• WORK TO DO:
Starting with the first line of the data that follows, transcribe every line verbatim until the line containing "size=20pt, inner sep=0pt]" has been transcribed.

• Rows from a dataset of charts and code:
========================================

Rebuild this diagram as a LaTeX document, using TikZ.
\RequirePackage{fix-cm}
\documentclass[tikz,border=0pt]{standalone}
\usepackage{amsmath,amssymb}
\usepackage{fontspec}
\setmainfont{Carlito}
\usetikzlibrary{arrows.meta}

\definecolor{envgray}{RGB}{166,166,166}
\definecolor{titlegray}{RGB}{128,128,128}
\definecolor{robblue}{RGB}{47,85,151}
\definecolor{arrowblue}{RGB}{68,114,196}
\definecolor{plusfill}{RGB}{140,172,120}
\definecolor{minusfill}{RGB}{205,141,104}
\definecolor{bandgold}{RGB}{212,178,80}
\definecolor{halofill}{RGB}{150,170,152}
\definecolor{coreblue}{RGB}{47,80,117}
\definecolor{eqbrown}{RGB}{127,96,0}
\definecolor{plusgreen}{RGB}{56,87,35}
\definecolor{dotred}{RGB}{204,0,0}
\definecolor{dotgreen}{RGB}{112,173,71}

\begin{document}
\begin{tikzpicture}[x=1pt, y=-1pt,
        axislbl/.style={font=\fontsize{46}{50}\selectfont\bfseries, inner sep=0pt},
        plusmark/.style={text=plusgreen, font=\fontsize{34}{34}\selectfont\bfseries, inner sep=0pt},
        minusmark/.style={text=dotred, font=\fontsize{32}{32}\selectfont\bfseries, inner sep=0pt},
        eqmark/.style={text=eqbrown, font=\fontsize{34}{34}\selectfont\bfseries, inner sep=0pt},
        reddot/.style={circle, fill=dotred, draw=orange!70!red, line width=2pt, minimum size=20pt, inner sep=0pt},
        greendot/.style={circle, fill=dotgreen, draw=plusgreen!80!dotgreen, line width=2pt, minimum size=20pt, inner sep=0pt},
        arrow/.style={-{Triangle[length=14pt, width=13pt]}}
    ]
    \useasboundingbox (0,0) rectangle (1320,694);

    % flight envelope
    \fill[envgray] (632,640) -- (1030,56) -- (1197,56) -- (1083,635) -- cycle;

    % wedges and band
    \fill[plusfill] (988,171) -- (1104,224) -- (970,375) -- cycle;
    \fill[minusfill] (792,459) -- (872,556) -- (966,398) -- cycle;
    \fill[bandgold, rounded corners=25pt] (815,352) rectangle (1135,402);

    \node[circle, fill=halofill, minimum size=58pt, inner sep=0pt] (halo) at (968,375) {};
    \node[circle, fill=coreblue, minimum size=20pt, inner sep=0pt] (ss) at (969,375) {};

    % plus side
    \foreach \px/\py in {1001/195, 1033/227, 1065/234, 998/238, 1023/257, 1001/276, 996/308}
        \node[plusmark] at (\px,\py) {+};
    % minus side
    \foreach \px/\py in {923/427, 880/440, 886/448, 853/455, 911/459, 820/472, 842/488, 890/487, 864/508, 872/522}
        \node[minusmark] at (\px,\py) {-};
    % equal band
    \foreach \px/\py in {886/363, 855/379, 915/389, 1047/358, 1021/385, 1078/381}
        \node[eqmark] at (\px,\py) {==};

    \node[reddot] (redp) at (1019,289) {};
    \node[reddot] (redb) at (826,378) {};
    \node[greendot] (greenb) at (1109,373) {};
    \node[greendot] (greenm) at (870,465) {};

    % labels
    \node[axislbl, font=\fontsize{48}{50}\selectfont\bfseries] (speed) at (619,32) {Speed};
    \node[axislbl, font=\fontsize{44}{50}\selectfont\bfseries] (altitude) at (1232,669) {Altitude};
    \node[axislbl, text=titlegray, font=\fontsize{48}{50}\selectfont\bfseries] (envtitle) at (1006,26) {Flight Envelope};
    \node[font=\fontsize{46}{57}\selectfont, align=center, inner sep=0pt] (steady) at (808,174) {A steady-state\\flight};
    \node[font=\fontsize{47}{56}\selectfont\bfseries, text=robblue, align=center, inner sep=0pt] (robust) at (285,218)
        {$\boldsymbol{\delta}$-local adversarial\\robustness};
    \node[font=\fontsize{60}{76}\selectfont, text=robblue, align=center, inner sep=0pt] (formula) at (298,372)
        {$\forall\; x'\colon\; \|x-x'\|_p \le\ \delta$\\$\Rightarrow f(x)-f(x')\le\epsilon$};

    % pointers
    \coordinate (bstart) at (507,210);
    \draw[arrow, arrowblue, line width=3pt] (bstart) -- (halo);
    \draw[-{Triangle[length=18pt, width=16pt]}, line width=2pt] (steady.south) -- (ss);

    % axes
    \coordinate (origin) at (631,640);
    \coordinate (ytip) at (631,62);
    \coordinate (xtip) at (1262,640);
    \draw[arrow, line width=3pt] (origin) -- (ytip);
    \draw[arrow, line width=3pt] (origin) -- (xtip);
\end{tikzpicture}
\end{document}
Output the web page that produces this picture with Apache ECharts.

========================================

• SOLUTION TO THIS PROBLEM:
Rebuild this diagram as a LaTeX document, using TikZ.
\RequirePackage{fix-cm}
\documentclass[tikz,border=0pt]{standalone}
\usepackage{amsmath,amssymb}
\usepackage{fontspec}
\setmainfont{Carlito}
\usetikzlibrary{arrows.meta}

\definecolor{envgray}{RGB}{166,166,166}
\definecolor{titlegray}{RGB}{128,128,128}
\definecolor{robblue}{RGB}{47,85,151}
\definecolor{arrowblue}{RGB}{68,114,196}
\definecolor{plusfill}{RGB}{140,172,120}
\definecolor{minusfill}{RGB}{205,141,104}
\definecolor{bandgold}{RGB}{212,178,80}
\definecolor{halofill}{RGB}{150,170,152}
\definecolor{coreblue}{RGB}{47,80,117}
\definecolor{eqbrown}{RGB}{127,96,0}
\definecolor{plusgreen}{RGB}{56,87,35}
\definecolor{dotred}{RGB}{204,0,0}
\definecolor{dotgreen}{RGB}{112,173,71}

\begin{document}
\begin{tikzpicture}[x=1pt, y=-1pt,
        axislbl/.style={font=\fontsize{46}{50}\selectfont\bfseries, inner sep=0pt},
        plusmark/.style={text=plusgreen, font=\fontsize{34}{34}\selectfont\bfseries, inner sep=0pt},
        minusmark/.style={text=dotred, font=\fontsize{32}{32}\selectfont\bfseries, inner sep=0pt},
        eqmark/.style={text=eqbrown, font=\fontsize{34}{34}\selectfont\bfseries, inner sep=0pt},
        reddot/.style={circle, fill=dotred, draw=orange!70!red, line width=2pt, minimum size=20pt, inner sep=0pt},
        greendot/.style={circle, fill=dotgreen, draw=plusgreen!80!dotgreen, line width=2pt, minimum size=20pt, inner sep=0pt},
        arrow/.style={-{Triangle[length=14pt, width=13pt]}}
    ]
    \useasboundingbox (0,0) rectangle (1320,694);

    % flight envelope
    \fill[envgray] (632,640) -- (1030,56) -- (1197,56) -- (1083,635) -- cycle;

    % wedges and band
    \fill[plusfill] (988,171) -- (1104,224) -- (970,375) -- cycle;
    \fill[minusfill] (792,459) -- (872,556) -- (966,398) -- cycle;
    \fill[bandgold, rounded corners=25pt] (815,352) rectangle (1135,402);

    \node[circle, fill=halofill, minimum size=58pt, inner sep=0pt] (halo) at (968,375) {};
    \node[circle, fill=coreblue, minimum size=20pt, inner sep=0pt] (ss) at (969,375) {};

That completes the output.